-------- Provided data --------
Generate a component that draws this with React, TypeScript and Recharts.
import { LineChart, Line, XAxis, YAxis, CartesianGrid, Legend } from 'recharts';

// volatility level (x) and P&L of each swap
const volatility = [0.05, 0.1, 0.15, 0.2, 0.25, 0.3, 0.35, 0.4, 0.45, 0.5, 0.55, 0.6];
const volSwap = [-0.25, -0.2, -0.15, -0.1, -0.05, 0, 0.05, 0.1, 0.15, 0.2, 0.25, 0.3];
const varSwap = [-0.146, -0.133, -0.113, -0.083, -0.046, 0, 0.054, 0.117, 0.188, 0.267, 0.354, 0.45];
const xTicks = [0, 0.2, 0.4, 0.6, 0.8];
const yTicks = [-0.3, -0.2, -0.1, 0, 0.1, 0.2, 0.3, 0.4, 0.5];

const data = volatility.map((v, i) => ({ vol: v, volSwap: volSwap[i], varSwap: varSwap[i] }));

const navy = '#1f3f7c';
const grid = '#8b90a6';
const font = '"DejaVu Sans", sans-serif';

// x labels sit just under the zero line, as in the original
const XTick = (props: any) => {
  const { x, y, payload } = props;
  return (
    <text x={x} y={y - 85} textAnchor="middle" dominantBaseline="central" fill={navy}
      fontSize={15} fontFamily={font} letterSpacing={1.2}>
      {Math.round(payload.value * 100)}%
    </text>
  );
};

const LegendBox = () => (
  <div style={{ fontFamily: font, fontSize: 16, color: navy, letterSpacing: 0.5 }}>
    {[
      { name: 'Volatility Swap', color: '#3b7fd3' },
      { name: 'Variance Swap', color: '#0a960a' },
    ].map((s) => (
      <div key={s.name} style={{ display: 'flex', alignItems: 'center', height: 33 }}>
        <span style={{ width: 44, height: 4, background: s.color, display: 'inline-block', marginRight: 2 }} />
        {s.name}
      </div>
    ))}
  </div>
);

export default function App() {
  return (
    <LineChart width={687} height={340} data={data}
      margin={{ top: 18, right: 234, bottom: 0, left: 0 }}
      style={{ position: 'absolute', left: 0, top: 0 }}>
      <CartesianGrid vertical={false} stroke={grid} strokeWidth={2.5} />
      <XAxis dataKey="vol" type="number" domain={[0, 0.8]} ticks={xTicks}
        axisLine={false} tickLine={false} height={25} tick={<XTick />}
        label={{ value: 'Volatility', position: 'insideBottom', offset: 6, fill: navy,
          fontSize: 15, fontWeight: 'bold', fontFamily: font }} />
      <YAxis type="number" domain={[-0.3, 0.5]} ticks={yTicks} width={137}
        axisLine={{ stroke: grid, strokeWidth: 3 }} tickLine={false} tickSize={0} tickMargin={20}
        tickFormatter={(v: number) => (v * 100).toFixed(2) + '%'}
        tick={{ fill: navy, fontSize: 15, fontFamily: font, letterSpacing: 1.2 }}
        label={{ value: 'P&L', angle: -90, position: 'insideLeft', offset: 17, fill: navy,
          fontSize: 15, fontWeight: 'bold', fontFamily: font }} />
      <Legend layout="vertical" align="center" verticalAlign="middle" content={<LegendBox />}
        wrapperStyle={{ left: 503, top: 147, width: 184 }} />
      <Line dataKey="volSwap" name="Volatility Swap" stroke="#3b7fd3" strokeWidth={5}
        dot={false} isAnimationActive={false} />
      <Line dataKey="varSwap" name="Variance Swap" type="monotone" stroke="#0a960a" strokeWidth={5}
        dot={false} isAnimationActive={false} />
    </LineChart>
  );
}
--------
What the exercise asks :: Give back the whole listing exactly as it reads.

Solved problem ::
Generate a component that draws this with React, TypeScript and Recharts.
import { LineChart, Line, XAxis, YAxis, CartesianGrid, Legend } from 'recharts';

// volatility level (x) and P&L of each swap
const volatility = [0.05, 0.1, 0.15, 0.2, 0.25, 0.3, 0.35, 0.4, 0.45, 0.5, 0.55, 0.6];
const volSwap = [-0.25, -0.2, -0.15, -0.1, -0.05, 0, 0.05, 0.1, 0.15, 0.2, 0.25, 0.3];
const varSwap = [-0.146, -0.133, -0.113, -0.083, -0.046, 0, 0.054, 0.117, 0.188, 0.267, 0.354, 0.45];
const xTicks = [0, 0.2, 0.4, 0.6, 0.8];
const yTicks = [-0.3, -0.2, -0.1, 0, 0.1, 0.2, 0.3, 0.4, 0.5];

const data = volatility.map((v, i) => ({ vol: v, volSwap: volSwap[i], varSwap: varSwap[i] }));

const navy = '#1f3f7c';
const grid = '#8b90a6';
const font = '"DejaVu Sans", sans-serif';

// x labels sit just under the zero line, as in the original
const XTick = (props: any) => {
  const { x, y, payload } = props;
  return (
    <text x={x} y={y - 85} textAnchor="middle" dominantBaseline="central" fill={navy}
      fontSize={15} fontFamily={font} letterSpacing={1.2}>
      {Math.round(payload.value * 100)}%
    </text>
  );
};

const LegendBox = () => (
  <div style={{ fontFamily: font, fontSize: 16, color: navy, letterSpacing: 0.5 }}>
    {[
      { name: 'Volatility Swap', color: '#3b7fd3' },
      { name: 'Variance Swap', color: '#0a960a' },
    ].map((s) => (
      <div key={s.name} style={{ display: 'flex', alignItems: 'center', height: 33 }}>
        <span style={{ width: 44, height: 4, background: s.color, display: 'inline-block', marginRight: 2 }} />
        {s.name}
      </div>
    ))}
  </div>
);

export default function App() {
  return (
    <LineChart width={687} height={340} data={data}
      margin={{ top: 18, right: 234, bottom: 0, left: 0 }}
      style={{ position: 'absolute', left: 0, top: 0 }}>
      <CartesianGrid vertical={false} stroke={grid} strokeWidth={2.5} />
      <XAxis dataKey="vol" type="number" domain={[0, 0.8]} ticks={xTicks}
        axisLine={false} tickLine={false} height={25} tick={<XTick />}
        label={{ value: 'Volatility', position: 'insideBottom', offset: 6, fill: navy,
          fontSize: 15, fontWeight: 'bold', fontFamily: font }} />
      <YAxis type="number" domain={[-0.3, 0.5]} ticks={yTicks} width={137}
        axisLine={{ stroke: grid, strokeWidth: 3 }} tickLine={false} tickSize={0} tickMargin={20}
        tickFormatter={(v: number) => (v * 100).toFixed(2) + '%'}
        tick={{ fill: navy, fontSize: 15, fontFamily: font, letterSpacing: 1.2 }}
        label={{ value: 'P&L', angle: -90, position: 'insideLeft', offset: 17, fill: navy,
          fontSize: 15, fontWeight: 'bold', fontFamily: font }} />
      <Legend layout="vertical" align="center" verticalAlign="middle" content={<LegendBox />}
        wrapperStyle={{ left: 503, top: 147, width: 184 }} />
      <Line dataKey="volSwap" name="Volatility Swap" stroke="#3b7fd3" strokeWidth={5}
        dot={false} isAnimationActive={false} />
      <Line dataKey="varSwap" name="Variance Swap" type="monotone" stroke="#0a960a" strokeWidth={5}
        dot={false} isAnimationActive={false} />
    </LineChart>
  );
}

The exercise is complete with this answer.